___ SUPPLIED MATERIAL
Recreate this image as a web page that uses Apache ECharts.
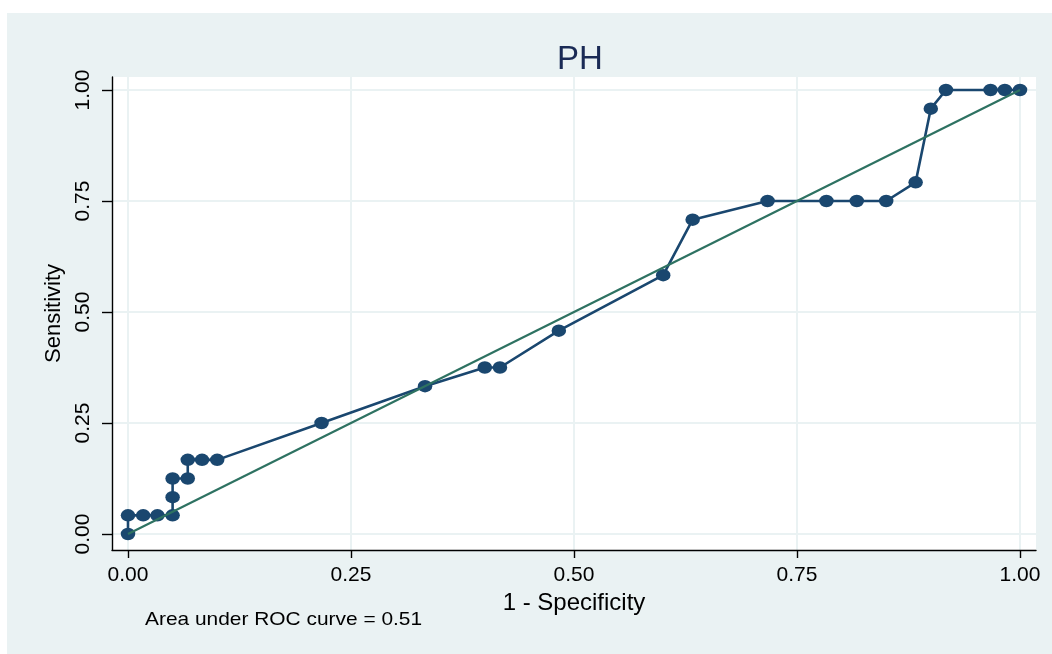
<!DOCTYPE html>
<html>
<head>
<meta charset="utf-8">
<script src="https://cdn.jsdelivr.net/npm/echarts@6/dist/echarts.min.js"></script>
<style>html,body{margin:0;padding:0;background:#fff;}#c{width:1052px;height:654px;}</style>
</head>
<body>
<div id="c"></div>
<script>
// 1 - Specificity (x) and Sensitivity (y)
const fpr = [0, 0, 0.017, 0.033, 0.05, 0.05, 0.05, 0.067, 0.067, 0.083, 0.1, 0.217, 0.333, 0.4, 0.417, 0.483, 0.6, 0.633, 0.717, 0.783, 0.817, 0.85, 0.883, 0.9, 0.917, 0.967, 0.983, 1];
const tpr = [0, 0.042, 0.042, 0.042, 0.042, 0.083, 0.125, 0.125, 0.167, 0.167, 0.167, 0.25, 0.333, 0.375, 0.375, 0.458, 0.583, 0.708, 0.75, 0.75, 0.75, 0.75, 0.792, 0.958, 1, 1, 1, 1];
const refX = [0, 1];
const refY = [0, 1];
const tickValues = [0, 0.25, 0.5, 0.75, 1];
const titleText = 'PH';
const xName = '1 - Specificity';
const yName = 'Sensitivity';
const aucText = 'Area under ROC curve = 0.51';

const font = 'Liberation Sans, Arial, sans-serif';
const chart = echarts.init(document.getElementById('c'));
const roc = fpr.map((x, i) => [x, tpr[i]]);
const ref = refX.map((x, i) => [x, refY[i]]);
const gridColor = '#eaf2f3';

chart.setOption({
  backgroundColor: '#ffffff',
  animation: false,
  graphic: [
    { type: 'rect', z: -10, shape: { x: 7, y: 13, width: 1045, height: 641 }, style: { fill: '#eaf2f3' } },
    { type: 'text', x: 145, y: 610, scaleX: 1.1, style: { text: aucText, font: '19px ' + font, fill: '#000' } }
  ],
  title: {
    text: titleText, left: 575, top: 38, textAlign: 'center',
    textStyle: { fontFamily: font, fontSize: 33, fontWeight: 'normal', color: '#1a2a55' }
  },
  grid: {
    left: 112, top: 77, right: 16, bottom: 104,
    show: true, backgroundColor: '#ffffff', borderWidth: 0
  },
  xAxis: {
    type: 'value', min: -0.01794, max: 1.01794,
    name: xName, nameLocation: 'middle', nameGap: 36,
    nameTextStyle: { fontFamily: font, fontSize: 24, color: '#000' },
    axisLine: { show: true, onZero: false, lineStyle: { color: '#000', width: 1.4 } },
    axisTick: { show: true, length: 8, customValues: tickValues, lineStyle: { color: '#000', width: 1.4 } },
    axisLabel: { customValues: tickValues, formatter: v => v.toFixed(2), fontFamily: font, fontSize: 21, color: '#000', margin: 15 },
    splitLine: { show: true, lineStyle: { color: gridColor, width: 2 } }
  },
  yAxis: {
    type: 'value', min: -0.036, max: 1.0293,
    name: yName, nameLocation: 'middle', nameGap: 47, nameRotate: 90,
    nameTextStyle: { fontFamily: font, fontSize: 22, color: '#000' },
    axisLine: { show: true, onZero: false, lineStyle: { color: '#000', width: 1.4 } },
    axisTick: { show: true, length: 10, customValues: tickValues, lineStyle: { color: '#000', width: 1.4 } },
    axisLabel: { customValues: tickValues, rotate: 90, formatter: v => v.toFixed(2), fontFamily: font, fontSize: 21, color: '#000', margin: 18 },
    splitLine: { show: true, lineStyle: { color: gridColor, width: 2 } }
  },
  series: [
    {
      type: 'line', data: roc, z: 3,
      symbol: 'circle', symbolSize: [14.5, 12.5], showSymbol: true,
      lineStyle: { color: '#1a476f', width: 2.6 },
      itemStyle: { color: '#1a476f' }
    },
    {
      type: 'line', data: ref, z: 4, symbol: 'none',
      lineStyle: { color: '#2e7262', width: 2.2 }
    }
  ]
});
</script>
</body>
</html>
______
=== AIM ===
Leave out the pictures and restate everything else word for word.

=== THE REPLY ===
Recreate this image as a web page that uses Apache ECharts.
<!DOCTYPE html>
<html>
<head>
<meta charset="utf-8">
<script src="https://cdn.jsdelivr.net/npm/echarts@6/dist/echarts.min.js"></script>
<style>html,body{margin:0;padding:0;background:#fff;}#c{width:1052px;height:654px;}</style>
</head>
<body>
<div id="c"></div>
<script>
// 1 - Specificity (x) and Sensitivity (y)
const fpr = [0, 0, 0.017, 0.033, 0.05, 0.05, 0.05, 0.067, 0.067, 0.083, 0.1, 0.217, 0.333, 0.4, 0.417, 0.483, 0.6, 0.633, 0.717, 0.783, 0.817, 0.85, 0.883, 0.9, 0.917, 0.967, 0.983, 1];
const tpr = [0, 0.042, 0.042, 0.042, 0.042, 0.083, 0.125, 0.125, 0.167, 0.167, 0.167, 0.25, 0.333, 0.375, 0.375, 0.458, 0.583, 0.708, 0.75, 0.75, 0.75, 0.75, 0.792, 0.958, 1, 1, 1, 1];
const refX = [0, 1];
const refY = [0, 1];
const tickValues = [0, 0.25, 0.5, 0.75, 1];
const titleText = 'PH';
const xName = '1 - Specificity';
const yName = 'Sensitivity';
const aucText = 'Area under ROC curve = 0.51';

const font = 'Liberation Sans, Arial, sans-serif';
const chart = echarts.init(document.getElementById('c'));
const roc = fpr.map((x, i) => [x, tpr[i]]);
const ref = refX.map((x, i) => [x, refY[i]]);
const gridColor = '#eaf2f3';

chart.setOption({
  backgroundColor: '#ffffff',
  animation: false,
  graphic: [
    { type: 'rect', z: -10, shape: { x: 7, y: 13, width: 1045, height: 641 }, style: { fill: '#eaf2f3' } },
    { type: 'text', x: 145, y: 610, scaleX: 1.1, style: { text: aucText, font: '19px ' + font, fill: '#000' } }
  ],
  title: {
    text: titleText, left: 575, top: 38, textAlign: 'center',
    textStyle: { fontFamily: font, fontSize: 33, fontWeight: 'normal', color: '#1a2a55' }
  },
  grid: {
    left: 112, top: 77, right: 16, bottom: 104,
    show: true, backgroundColor: '#ffffff', borderWidth: 0
  },
  xAxis: {
    type: 'value', min: -0.01794, max: 1.01794,
    name: xName, nameLocation: 'middle', nameGap: 36,
    nameTextStyle: { fontFamily: font, fontSize: 24, color: '#000' },
    axisLine: { show: true, onZero: false, lineStyle: { color: '#000', width: 1.4 } },
    axisTick: { show: true, length: 8, customValues: tickValues, lineStyle: { color: '#000', width: 1.4 } },
    axisLabel: { customValues: tickValues, formatter: v => v.toFixed(2), fontFamily: font, fontSize: 21, color: '#000', margin: 15 },
    splitLine: { show: true, lineStyle: { color: gridColor, width: 2 } }
  },
  yAxis: {
    type: 'value', min: -0.036, max: 1.0293,
    name: yName, nameLocation: 'middle', nameGap: 47, nameRotate: 90,
    nameTextStyle: { fontFamily: font, fontSize: 22, color: '#000' },
    axisLine: { show: true, onZero: false, lineStyle: { color: '#000', width: 1.4 } },
    axisTick: { show: true, length: 10, customValues: tickValues, lineStyle: { color: '#000', width: 1.4 } },
    axisLabel: { customValues: tickValues, rotate: 90, formatter: v => v.toFixed(2), fontFamily: font, fontSize: 21, color: '#000', margin: 18 },
    splitLine: { show: true, lineStyle: { color: gridColor, width: 2 } }
  },
  series: [
    {
      type: 'line', data: roc, z: 3,
      symbol: 'circle', symbolSize: [14.5, 12.5], showSymbol: true,
      lineStyle: { color: '#1a476f', width: 2.6 },
      itemStyle: { color: '#1a476f' }
    },
    {
      type: 'line', data: ref, z: 4, symbol: 'none',
      lineStyle: { color: '#2e7262', width: 2.2 }
    }
  ]
});
</script>
</body>
</html>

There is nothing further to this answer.